Apart from solar, the Government of Indonesia is also developing other renewable energy potentials such as biogas. From the ongoing biogas project, there are several lessons learned, one of the most important is the suitability of the PPA (Power Purchase Agreement) with other project documents such as land use agreements, statements on the availability of feedstock supplies, operational and maintenance contracts, and EPC (Engineering, Procurement, and Construction) contracts.
“In this biogas project several things need policy certainty such as land suitability, land use permits, income according to the PPA agreement, assurance of the availability of supply of palm oil/POME (Palm Oil Mill Effluent) effluent,” Kirana Sastrawijaya, Senior Partner in Project, Energy & Finance, UMBRA Partnership explained several things that need to be considered from the legal aspects of biogas projects.
PT Sarana Multi Infrastruktur (SMI), one of the Ministry of Finance’s special mission vehicles (SMV) for infrastructure financing, noted a number of obstacles in financing green projects in Indonesia.
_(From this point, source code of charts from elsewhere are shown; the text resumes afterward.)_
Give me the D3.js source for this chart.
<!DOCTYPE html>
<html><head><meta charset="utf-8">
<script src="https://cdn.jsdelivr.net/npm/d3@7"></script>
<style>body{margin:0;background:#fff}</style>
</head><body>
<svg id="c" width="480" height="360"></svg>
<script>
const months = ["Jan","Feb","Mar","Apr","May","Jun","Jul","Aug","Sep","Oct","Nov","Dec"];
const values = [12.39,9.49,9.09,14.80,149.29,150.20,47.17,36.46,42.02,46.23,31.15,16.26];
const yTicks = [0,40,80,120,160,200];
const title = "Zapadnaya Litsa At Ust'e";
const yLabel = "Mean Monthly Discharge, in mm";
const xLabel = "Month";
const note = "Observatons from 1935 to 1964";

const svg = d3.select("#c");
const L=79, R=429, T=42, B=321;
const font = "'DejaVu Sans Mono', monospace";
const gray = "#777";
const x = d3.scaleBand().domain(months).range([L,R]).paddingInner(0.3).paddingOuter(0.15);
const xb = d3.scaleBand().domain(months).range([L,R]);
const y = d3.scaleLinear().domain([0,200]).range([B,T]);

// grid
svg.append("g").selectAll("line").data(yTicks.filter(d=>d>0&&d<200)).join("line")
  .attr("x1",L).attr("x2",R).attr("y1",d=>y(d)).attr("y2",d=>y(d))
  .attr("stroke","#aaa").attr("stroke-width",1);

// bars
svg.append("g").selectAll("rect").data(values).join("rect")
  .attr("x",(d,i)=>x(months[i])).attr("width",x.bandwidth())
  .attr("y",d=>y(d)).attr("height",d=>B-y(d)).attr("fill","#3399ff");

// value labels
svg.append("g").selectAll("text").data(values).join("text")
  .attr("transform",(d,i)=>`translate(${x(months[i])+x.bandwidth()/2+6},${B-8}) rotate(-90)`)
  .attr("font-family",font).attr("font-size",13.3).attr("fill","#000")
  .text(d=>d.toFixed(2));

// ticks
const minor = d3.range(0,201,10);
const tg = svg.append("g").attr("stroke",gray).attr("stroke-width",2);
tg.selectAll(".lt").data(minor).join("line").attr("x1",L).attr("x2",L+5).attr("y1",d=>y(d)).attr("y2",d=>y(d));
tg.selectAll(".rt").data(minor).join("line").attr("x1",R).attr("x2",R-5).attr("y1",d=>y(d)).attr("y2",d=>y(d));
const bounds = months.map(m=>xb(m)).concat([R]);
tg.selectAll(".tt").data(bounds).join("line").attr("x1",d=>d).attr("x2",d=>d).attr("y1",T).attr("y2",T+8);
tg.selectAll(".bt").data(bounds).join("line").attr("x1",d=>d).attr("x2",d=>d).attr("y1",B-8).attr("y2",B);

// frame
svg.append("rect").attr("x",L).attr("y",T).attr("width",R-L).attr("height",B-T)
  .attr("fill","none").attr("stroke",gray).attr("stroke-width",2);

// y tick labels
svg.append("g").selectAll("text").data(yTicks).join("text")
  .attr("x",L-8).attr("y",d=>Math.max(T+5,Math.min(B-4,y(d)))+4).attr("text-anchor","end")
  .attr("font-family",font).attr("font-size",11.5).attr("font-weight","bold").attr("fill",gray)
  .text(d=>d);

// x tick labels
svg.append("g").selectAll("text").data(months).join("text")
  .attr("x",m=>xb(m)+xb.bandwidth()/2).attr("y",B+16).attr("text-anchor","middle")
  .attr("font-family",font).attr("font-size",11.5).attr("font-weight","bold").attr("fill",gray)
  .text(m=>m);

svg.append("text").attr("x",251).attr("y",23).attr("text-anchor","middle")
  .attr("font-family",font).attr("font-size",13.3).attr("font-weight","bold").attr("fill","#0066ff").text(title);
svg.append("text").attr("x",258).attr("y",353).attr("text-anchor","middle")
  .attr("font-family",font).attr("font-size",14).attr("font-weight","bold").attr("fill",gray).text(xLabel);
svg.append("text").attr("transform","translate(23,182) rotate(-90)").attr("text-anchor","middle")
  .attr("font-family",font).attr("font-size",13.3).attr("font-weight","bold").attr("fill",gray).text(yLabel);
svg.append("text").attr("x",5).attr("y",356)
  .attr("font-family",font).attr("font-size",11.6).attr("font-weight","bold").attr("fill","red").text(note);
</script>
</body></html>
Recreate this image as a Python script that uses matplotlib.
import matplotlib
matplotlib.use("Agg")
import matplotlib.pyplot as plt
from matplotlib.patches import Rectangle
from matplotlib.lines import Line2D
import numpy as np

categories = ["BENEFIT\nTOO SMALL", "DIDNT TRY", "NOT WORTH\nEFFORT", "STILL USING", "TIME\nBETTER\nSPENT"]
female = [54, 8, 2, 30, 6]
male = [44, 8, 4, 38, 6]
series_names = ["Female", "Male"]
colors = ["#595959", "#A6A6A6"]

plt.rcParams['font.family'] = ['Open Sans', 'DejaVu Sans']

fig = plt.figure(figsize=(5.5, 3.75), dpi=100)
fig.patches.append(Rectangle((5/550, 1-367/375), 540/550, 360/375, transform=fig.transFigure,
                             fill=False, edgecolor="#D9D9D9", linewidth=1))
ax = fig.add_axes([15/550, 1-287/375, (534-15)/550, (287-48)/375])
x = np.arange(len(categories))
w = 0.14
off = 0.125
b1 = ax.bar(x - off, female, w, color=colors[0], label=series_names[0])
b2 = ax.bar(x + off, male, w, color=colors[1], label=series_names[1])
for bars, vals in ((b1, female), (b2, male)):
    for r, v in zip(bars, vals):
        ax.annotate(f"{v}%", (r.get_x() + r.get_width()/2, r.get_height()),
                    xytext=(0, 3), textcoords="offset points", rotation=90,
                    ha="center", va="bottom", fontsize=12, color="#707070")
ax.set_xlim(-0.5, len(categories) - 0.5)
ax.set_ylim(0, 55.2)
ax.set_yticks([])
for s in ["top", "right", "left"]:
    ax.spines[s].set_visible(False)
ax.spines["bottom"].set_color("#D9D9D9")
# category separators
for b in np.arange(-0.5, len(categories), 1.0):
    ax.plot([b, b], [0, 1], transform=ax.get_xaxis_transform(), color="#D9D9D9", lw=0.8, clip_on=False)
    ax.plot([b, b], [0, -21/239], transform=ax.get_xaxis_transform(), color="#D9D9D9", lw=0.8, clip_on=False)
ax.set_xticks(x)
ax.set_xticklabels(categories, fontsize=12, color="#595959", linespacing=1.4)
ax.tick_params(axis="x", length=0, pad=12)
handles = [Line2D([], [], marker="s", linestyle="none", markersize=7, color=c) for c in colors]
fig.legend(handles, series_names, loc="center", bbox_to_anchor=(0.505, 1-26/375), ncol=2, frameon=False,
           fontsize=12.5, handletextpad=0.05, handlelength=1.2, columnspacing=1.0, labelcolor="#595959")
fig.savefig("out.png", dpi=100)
The limited number of green projects and no attractive incentives from the government for green projects makes investors rethink investing in Indonesia.
“In the implementation of green projects, it is common to need additional time and money to conduct studies related to sustainability, and often there are few professionals to work on them, so inevitably investors have to cooperate with other parties,” explained Pradana Murti, Head of Sustainable Financing at PT SMI.
In the energy transition process, it is necessary to have a common perception and capacity building from related parties, both from the energy and non-energy sectors. “Sustainable finance can be a solution to several bottlenecks that exist in the energy transition process,” said Deni Gumilang, Deputy Program Manager of CASE Indonesia.